Required task: Quote the listing below in full and exactly as written, but omit every picture.

Working data:
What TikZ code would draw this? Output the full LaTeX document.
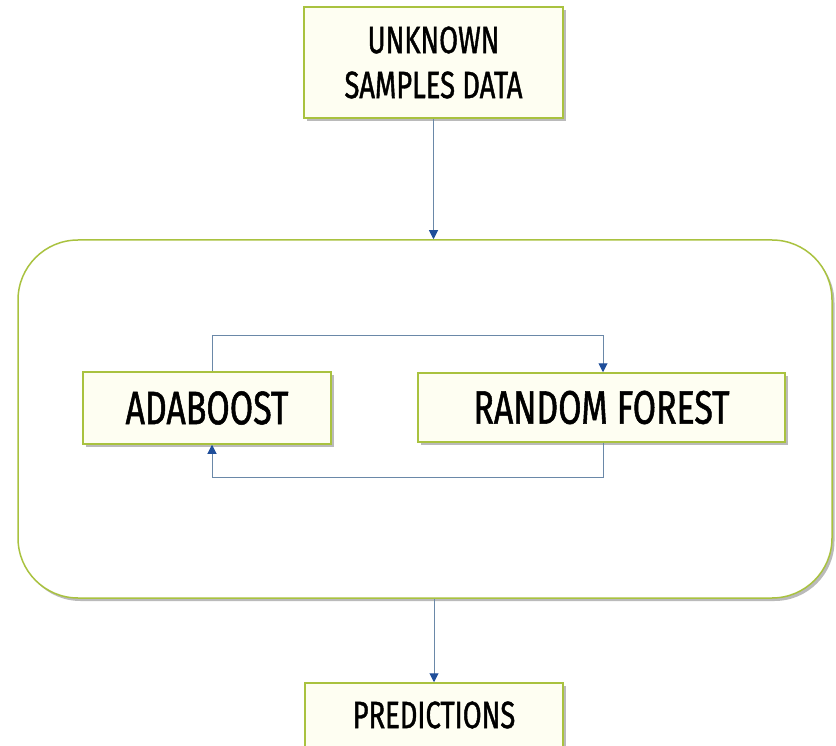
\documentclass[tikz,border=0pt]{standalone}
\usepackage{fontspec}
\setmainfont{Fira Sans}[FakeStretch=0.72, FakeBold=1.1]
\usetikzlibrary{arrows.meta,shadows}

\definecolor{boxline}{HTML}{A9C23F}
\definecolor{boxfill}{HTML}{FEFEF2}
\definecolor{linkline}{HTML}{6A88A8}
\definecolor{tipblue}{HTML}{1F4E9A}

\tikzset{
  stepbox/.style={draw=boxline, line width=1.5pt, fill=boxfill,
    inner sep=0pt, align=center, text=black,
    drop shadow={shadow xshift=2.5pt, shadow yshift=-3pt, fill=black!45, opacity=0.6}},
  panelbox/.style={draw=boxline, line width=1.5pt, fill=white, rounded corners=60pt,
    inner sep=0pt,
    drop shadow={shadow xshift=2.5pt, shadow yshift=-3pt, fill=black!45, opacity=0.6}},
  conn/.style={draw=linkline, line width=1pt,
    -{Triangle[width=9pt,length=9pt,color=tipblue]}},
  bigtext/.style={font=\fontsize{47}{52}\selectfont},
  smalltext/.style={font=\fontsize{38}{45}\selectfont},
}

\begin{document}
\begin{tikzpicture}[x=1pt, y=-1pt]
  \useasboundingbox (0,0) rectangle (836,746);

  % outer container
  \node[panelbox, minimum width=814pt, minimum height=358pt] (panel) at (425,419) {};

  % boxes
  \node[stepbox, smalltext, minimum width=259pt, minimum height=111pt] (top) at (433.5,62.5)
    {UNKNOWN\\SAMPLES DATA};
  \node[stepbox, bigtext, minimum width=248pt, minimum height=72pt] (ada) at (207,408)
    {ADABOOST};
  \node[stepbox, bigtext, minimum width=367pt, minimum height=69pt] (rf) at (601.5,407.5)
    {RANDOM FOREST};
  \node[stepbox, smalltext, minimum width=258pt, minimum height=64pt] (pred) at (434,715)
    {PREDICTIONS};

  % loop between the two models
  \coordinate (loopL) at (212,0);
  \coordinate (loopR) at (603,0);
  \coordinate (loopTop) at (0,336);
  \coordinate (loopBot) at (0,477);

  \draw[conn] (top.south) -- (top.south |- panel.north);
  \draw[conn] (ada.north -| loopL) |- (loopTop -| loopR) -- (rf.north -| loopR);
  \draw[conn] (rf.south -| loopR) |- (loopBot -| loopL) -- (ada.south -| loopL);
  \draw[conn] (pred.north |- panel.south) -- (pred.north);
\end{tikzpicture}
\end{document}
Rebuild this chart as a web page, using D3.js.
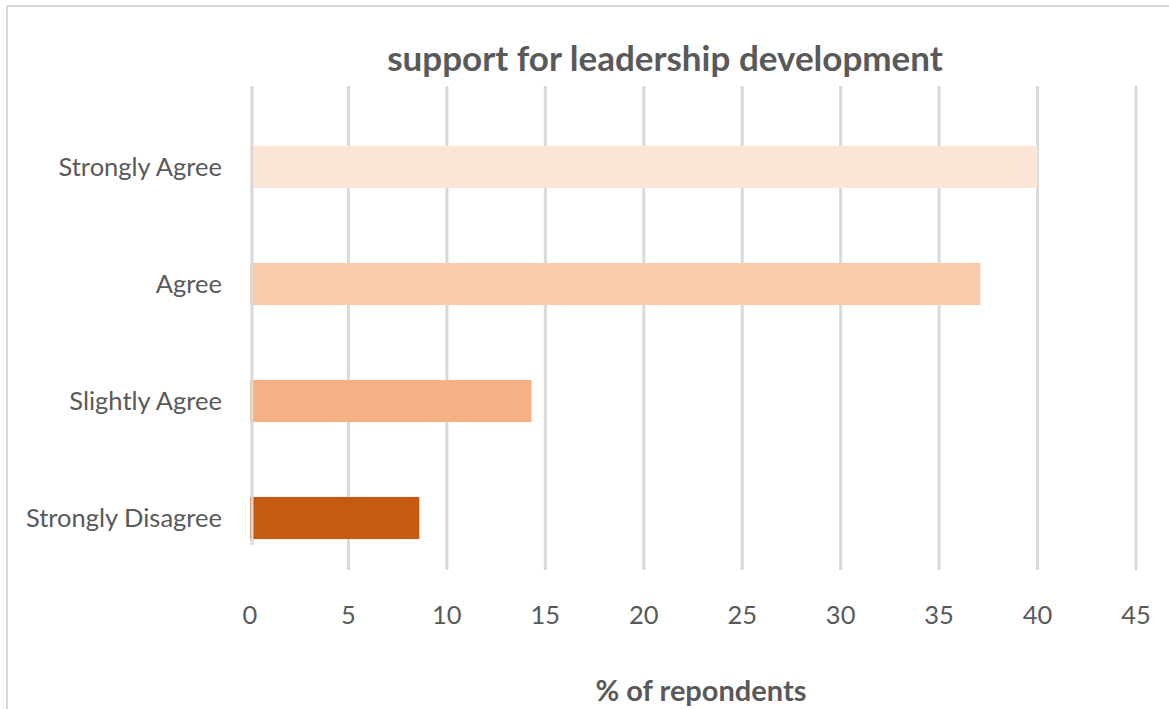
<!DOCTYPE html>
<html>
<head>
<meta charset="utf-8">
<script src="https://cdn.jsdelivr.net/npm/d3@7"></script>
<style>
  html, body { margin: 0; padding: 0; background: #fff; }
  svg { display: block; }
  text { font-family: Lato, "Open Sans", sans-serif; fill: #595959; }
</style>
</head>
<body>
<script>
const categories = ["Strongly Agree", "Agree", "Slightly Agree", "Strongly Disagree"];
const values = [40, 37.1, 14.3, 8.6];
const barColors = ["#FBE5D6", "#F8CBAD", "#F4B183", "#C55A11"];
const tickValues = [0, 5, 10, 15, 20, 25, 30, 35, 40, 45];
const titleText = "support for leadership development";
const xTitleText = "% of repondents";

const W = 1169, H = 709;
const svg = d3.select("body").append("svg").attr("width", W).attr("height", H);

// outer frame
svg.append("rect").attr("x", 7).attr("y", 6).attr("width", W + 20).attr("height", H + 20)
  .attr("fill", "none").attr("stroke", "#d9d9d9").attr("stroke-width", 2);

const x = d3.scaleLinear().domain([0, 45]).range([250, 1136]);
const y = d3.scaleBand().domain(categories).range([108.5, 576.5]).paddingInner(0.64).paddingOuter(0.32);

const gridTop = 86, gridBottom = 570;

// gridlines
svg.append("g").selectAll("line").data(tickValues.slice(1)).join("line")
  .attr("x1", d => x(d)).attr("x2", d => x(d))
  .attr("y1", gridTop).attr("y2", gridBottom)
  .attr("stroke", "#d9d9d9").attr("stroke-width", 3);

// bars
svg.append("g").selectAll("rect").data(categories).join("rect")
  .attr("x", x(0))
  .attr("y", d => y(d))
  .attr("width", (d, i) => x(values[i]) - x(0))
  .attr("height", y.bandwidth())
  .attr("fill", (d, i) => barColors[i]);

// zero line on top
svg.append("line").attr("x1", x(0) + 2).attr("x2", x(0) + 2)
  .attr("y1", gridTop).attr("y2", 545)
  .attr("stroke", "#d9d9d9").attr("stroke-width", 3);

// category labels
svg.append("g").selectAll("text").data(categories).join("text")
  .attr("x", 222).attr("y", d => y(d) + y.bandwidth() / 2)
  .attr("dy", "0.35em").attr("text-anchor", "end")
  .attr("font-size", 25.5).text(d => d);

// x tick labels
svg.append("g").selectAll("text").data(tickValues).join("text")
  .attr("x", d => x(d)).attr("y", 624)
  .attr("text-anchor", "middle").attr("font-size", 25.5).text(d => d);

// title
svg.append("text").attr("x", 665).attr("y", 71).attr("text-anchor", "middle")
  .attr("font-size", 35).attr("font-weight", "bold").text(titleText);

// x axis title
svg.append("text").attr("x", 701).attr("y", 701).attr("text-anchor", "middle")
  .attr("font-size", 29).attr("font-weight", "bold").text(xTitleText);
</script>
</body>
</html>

Task output:
What TikZ code would draw this? Output the full LaTeX document.
\documentclass[tikz,border=0pt]{standalone}
\usepackage{fontspec}
\setmainfont{Fira Sans}[FakeStretch=0.72, FakeBold=1.1]
\usetikzlibrary{arrows.meta,shadows}

\definecolor{boxline}{HTML}{A9C23F}
\definecolor{boxfill}{HTML}{FEFEF2}
\definecolor{linkline}{HTML}{6A88A8}
\definecolor{tipblue}{HTML}{1F4E9A}

\tikzset{
  stepbox/.style={draw=boxline, line width=1.5pt, fill=boxfill,
    inner sep=0pt, align=center, text=black,
    drop shadow={shadow xshift=2.5pt, shadow yshift=-3pt, fill=black!45, opacity=0.6}},
  panelbox/.style={draw=boxline, line width=1.5pt, fill=white, rounded corners=60pt,
    inner sep=0pt,
    drop shadow={shadow xshift=2.5pt, shadow yshift=-3pt, fill=black!45, opacity=0.6}},
  conn/.style={draw=linkline, line width=1pt,
    -{Triangle[width=9pt,length=9pt,color=tipblue]}},
  bigtext/.style={font=\fontsize{47}{52}\selectfont},
  smalltext/.style={font=\fontsize{38}{45}\selectfont},
}

\begin{document}
\begin{tikzpicture}[x=1pt, y=-1pt]
  \useasboundingbox (0,0) rectangle (836,746);

  % outer container
  \node[panelbox, minimum width=814pt, minimum height=358pt] (panel) at (425,419) {};

  % boxes
  \node[stepbox, smalltext, minimum width=259pt, minimum height=111pt] (top) at (433.5,62.5)
    {UNKNOWN\\SAMPLES DATA};
  \node[stepbox, bigtext, minimum width=248pt, minimum height=72pt] (ada) at (207,408)
    {ADABOOST};
  \node[stepbox, bigtext, minimum width=367pt, minimum height=69pt] (rf) at (601.5,407.5)
    {RANDOM FOREST};
  \node[stepbox, smalltext, minimum width=258pt, minimum height=64pt] (pred) at (434,715)
    {PREDICTIONS};

  % loop between the two models
  \coordinate (loopL) at (212,0);
  \coordinate (loopR) at (603,0);
  \coordinate (loopTop) at (0,336);
  \coordinate (loopBot) at (0,477);

  \draw[conn] (top.south) -- (top.south |- panel.north);
  \draw[conn] (ada.north -| loopL) |- (loopTop -| loopR) -- (rf.north -| loopR);
  \draw[conn] (rf.south -| loopR) |- (loopBot -| loopL) -- (ada.south -| loopL);
  \draw[conn] (pred.north |- panel.south) -- (pred.north);
\end{tikzpicture}
\end{document}
Rebuild this chart as a web page, using D3.js.
<!DOCTYPE html>
<html>
<head>
<meta charset="utf-8">
<script src="https://cdn.jsdelivr.net/npm/d3@7"></script>
<style>
  html, body { margin: 0; padding: 0; background: #fff; }
  svg { display: block; }
  text { font-family: Lato, "Open Sans", sans-serif; fill: #595959; }
</style>
</head>
<body>
<script>
const categories = ["Strongly Agree", "Agree", "Slightly Agree", "Strongly Disagree"];
const values = [40, 37.1, 14.3, 8.6];
const barColors = ["#FBE5D6", "#F8CBAD", "#F4B183", "#C55A11"];
const tickValues = [0, 5, 10, 15, 20, 25, 30, 35, 40, 45];
const titleText = "support for leadership development";
const xTitleText = "% of repondents";

const W = 1169, H = 709;
const svg = d3.select("body").append("svg").attr("width", W).attr("height", H);

// outer frame
svg.append("rect").attr("x", 7).attr("y", 6).attr("width", W + 20).attr("height", H + 20)
  .attr("fill", "none").attr("stroke", "#d9d9d9").attr("stroke-width", 2);

const x = d3.scaleLinear().domain([0, 45]).range([250, 1136]);
const y = d3.scaleBand().domain(categories).range([108.5, 576.5]).paddingInner(0.64).paddingOuter(0.32);

const gridTop = 86, gridBottom = 570;

// gridlines
svg.append("g").selectAll("line").data(tickValues.slice(1)).join("line")
  .attr("x1", d => x(d)).attr("x2", d => x(d))
  .attr("y1", gridTop).attr("y2", gridBottom)
  .attr("stroke", "#d9d9d9").attr("stroke-width", 3);

// bars
svg.append("g").selectAll("rect").data(categories).join("rect")
  .attr("x", x(0))
  .attr("y", d => y(d))
  .attr("width", (d, i) => x(values[i]) - x(0))
  .attr("height", y.bandwidth())
  .attr("fill", (d, i) => barColors[i]);

// zero line on top
svg.append("line").attr("x1", x(0) + 2).attr("x2", x(0) + 2)
  .attr("y1", gridTop).attr("y2", 545)
  .attr("stroke", "#d9d9d9").attr("stroke-width", 3);

// category labels
svg.append("g").selectAll("text").data(categories).join("text")
  .attr("x", 222).attr("y", d => y(d) + y.bandwidth() / 2)
  .attr("dy", "0.35em").attr("text-anchor", "end")
  .attr("font-size", 25.5).text(d => d);

// x tick labels
svg.append("g").selectAll("text").data(tickValues).join("text")
  .attr("x", d => x(d)).attr("y", 624)
  .attr("text-anchor", "middle").attr("font-size", 25.5).text(d => d);

// title
svg.append("text").attr("x", 665).attr("y", 71).attr("text-anchor", "middle")
  .attr("font-size", 35).attr("font-weight", "bold").text(titleText);

// x axis title
svg.append("text").attr("x", 701).attr("y", 701).attr("text-anchor", "middle")
  .attr("font-size", 29).attr("font-weight", "bold").text(xTitleText);
</script>
</body>
</html>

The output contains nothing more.